PROVIDED MATERIAL
_ _ _ _

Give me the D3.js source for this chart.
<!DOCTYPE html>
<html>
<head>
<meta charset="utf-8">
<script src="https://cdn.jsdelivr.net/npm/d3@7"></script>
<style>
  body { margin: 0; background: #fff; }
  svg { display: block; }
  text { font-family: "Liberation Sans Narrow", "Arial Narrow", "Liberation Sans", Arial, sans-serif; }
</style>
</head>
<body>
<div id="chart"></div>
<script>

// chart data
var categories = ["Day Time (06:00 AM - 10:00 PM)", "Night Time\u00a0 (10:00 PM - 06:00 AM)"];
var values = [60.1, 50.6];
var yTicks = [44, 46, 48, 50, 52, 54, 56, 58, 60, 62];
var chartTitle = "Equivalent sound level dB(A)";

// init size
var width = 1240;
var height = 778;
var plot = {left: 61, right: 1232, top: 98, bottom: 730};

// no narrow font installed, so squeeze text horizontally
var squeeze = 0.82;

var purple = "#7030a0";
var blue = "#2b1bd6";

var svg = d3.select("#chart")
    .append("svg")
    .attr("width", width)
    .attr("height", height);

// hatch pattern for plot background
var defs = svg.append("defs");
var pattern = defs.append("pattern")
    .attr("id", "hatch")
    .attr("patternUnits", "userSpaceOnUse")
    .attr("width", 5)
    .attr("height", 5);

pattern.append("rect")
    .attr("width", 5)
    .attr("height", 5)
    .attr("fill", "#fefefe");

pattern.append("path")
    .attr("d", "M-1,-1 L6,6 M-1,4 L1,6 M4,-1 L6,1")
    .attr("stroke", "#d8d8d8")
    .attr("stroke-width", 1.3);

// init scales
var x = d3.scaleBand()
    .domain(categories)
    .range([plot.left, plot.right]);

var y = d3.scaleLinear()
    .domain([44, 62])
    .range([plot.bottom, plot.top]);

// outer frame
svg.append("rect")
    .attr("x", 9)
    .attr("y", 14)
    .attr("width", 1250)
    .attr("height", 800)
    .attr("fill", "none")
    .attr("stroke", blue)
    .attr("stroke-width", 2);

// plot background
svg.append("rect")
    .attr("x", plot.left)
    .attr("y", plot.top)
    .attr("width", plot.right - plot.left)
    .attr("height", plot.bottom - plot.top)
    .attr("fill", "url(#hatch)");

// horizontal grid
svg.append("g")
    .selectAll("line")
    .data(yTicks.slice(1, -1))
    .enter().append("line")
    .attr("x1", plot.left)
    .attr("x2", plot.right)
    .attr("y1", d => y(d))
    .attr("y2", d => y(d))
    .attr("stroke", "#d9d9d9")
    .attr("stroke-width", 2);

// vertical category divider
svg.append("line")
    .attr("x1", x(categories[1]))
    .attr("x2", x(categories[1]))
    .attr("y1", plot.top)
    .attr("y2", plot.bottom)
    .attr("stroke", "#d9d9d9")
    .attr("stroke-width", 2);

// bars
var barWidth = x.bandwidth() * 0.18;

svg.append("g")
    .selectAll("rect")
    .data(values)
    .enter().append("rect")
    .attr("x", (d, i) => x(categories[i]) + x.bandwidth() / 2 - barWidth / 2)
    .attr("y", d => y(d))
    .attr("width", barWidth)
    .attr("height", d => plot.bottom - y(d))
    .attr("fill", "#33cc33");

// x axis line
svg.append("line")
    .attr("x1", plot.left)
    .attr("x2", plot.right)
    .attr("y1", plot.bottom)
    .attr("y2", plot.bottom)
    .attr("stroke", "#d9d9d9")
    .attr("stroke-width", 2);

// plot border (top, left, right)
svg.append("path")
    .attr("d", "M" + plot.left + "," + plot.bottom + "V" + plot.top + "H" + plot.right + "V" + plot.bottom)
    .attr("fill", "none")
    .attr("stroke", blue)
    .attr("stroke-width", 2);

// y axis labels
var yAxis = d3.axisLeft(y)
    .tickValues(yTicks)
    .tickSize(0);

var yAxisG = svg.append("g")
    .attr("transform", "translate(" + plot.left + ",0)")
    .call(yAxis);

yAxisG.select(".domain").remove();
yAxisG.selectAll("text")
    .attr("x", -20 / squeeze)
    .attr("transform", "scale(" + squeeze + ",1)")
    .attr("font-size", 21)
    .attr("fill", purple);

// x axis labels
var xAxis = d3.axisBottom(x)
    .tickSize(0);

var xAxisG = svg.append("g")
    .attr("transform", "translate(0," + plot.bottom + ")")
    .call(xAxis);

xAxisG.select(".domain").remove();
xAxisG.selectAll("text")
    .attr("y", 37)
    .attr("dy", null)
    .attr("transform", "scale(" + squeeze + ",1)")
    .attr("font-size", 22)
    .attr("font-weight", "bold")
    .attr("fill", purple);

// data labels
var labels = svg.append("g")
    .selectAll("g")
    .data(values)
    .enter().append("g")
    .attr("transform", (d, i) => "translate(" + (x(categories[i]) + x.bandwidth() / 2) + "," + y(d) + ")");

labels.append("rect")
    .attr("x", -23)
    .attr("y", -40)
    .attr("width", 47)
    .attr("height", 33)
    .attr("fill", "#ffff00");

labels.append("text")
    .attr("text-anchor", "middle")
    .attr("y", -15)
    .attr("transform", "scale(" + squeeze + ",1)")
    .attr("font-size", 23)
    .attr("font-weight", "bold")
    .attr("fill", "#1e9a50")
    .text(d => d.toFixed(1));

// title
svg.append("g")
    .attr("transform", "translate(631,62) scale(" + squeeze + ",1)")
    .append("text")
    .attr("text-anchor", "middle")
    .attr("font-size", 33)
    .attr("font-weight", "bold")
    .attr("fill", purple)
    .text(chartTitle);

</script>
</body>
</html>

_ _ _ _

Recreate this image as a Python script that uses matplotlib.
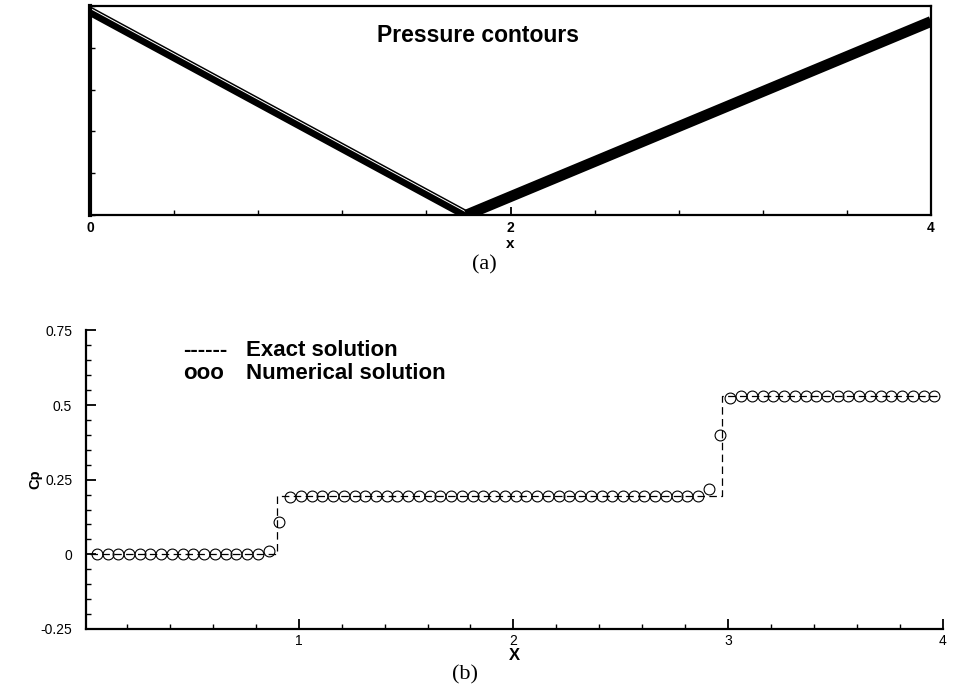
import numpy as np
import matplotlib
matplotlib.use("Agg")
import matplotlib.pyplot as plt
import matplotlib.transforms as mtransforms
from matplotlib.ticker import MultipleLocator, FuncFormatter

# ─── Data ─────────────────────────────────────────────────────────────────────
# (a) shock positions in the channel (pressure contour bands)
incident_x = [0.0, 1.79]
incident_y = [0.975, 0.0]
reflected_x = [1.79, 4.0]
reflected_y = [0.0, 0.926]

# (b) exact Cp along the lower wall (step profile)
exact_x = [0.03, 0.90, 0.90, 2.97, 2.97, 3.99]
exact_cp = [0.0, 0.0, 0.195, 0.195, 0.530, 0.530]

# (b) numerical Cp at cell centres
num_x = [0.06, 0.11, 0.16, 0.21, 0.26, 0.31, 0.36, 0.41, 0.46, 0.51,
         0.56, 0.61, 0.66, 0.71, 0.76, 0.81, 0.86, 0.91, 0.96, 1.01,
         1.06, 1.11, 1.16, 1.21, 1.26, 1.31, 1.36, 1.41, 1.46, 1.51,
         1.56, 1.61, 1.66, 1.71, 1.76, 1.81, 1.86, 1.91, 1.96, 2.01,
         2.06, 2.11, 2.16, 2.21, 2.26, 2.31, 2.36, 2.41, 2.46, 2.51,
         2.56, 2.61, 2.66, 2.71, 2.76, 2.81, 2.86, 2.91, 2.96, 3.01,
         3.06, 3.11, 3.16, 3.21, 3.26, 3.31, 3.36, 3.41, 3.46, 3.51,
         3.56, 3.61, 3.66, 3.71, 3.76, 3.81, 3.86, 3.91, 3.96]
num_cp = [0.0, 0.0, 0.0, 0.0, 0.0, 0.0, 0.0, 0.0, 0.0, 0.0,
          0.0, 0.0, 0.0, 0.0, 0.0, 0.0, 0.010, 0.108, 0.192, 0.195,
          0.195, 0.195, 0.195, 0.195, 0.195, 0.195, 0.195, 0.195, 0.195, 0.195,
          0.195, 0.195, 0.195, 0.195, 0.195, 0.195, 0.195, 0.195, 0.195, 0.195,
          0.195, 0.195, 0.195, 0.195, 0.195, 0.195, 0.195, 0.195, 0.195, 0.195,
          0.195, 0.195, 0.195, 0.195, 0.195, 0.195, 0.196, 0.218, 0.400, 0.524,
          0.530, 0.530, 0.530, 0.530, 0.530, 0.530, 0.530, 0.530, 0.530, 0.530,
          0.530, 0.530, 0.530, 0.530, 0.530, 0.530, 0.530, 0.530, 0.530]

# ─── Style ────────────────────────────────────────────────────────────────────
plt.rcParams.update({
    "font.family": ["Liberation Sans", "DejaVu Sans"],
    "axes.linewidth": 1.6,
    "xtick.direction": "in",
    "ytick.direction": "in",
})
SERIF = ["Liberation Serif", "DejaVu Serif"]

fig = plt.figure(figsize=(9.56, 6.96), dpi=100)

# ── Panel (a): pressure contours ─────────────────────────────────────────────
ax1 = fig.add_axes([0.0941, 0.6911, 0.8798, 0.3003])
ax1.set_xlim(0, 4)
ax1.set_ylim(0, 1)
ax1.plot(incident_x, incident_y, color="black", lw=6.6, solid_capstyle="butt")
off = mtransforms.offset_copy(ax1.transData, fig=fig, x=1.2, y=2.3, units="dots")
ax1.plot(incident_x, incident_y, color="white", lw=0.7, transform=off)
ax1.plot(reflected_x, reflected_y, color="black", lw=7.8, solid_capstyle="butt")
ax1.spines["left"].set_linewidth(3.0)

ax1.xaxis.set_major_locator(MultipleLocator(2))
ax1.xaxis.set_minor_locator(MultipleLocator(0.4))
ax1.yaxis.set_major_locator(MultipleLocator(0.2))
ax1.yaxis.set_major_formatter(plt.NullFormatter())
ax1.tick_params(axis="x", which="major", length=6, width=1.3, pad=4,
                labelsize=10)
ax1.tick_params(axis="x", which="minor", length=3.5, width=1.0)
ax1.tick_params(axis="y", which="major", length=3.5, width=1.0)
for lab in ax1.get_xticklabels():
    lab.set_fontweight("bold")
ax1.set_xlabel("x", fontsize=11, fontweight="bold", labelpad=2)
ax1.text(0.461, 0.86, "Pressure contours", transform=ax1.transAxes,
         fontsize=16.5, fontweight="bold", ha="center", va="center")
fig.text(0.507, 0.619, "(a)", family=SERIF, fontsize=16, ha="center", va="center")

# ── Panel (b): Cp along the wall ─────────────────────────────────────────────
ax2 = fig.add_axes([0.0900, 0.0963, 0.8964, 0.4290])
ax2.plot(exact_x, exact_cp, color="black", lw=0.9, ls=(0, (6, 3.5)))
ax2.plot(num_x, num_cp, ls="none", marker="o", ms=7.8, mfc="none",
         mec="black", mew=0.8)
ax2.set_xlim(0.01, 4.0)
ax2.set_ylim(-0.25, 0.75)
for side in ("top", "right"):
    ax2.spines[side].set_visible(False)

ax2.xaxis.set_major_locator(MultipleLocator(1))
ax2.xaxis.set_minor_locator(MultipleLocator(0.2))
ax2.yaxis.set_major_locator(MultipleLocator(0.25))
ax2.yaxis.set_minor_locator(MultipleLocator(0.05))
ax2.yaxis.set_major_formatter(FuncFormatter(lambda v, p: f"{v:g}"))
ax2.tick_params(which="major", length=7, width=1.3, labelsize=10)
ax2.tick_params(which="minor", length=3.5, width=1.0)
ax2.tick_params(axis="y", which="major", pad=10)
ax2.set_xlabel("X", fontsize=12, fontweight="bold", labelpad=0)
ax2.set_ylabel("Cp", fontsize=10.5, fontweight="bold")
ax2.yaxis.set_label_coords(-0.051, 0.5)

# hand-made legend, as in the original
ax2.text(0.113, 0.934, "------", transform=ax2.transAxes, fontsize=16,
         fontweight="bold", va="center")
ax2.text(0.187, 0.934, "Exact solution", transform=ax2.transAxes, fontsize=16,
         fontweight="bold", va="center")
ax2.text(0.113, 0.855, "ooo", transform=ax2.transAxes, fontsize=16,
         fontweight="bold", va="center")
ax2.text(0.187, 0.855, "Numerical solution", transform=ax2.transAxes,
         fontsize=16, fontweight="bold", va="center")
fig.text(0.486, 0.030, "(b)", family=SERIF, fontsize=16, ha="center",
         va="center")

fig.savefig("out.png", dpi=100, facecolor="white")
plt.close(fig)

_ _ _ _

TASK DESCRIPTION
The material above holds pictures; leave them out. Repeat exactly the lines from the one containing "Recreate this image" through the one containing "exact_cp = [0.0, 0.0, 0.195, 0.195, 0.530, 0.530]", and nothing else.

RESULT FOR THIS TASK
Recreate this image as a Python script that uses matplotlib.
import numpy as np
import matplotlib
matplotlib.use("Agg")
import matplotlib.pyplot as plt
import matplotlib.transforms as mtransforms
from matplotlib.ticker import MultipleLocator, FuncFormatter

# ─── Data ─────────────────────────────────────────────────────────────────────
# (a) shock positions in the channel (pressure contour bands)
incident_x = [0.0, 1.79]
incident_y = [0.975, 0.0]
reflected_x = [1.79, 4.0]
reflected_y = [0.0, 0.926]

# (b) exact Cp along the lower wall (step profile)
exact_x = [0.03, 0.90, 0.90, 2.97, 2.97, 3.99]
exact_cp = [0.0, 0.0, 0.195, 0.195, 0.530, 0.530]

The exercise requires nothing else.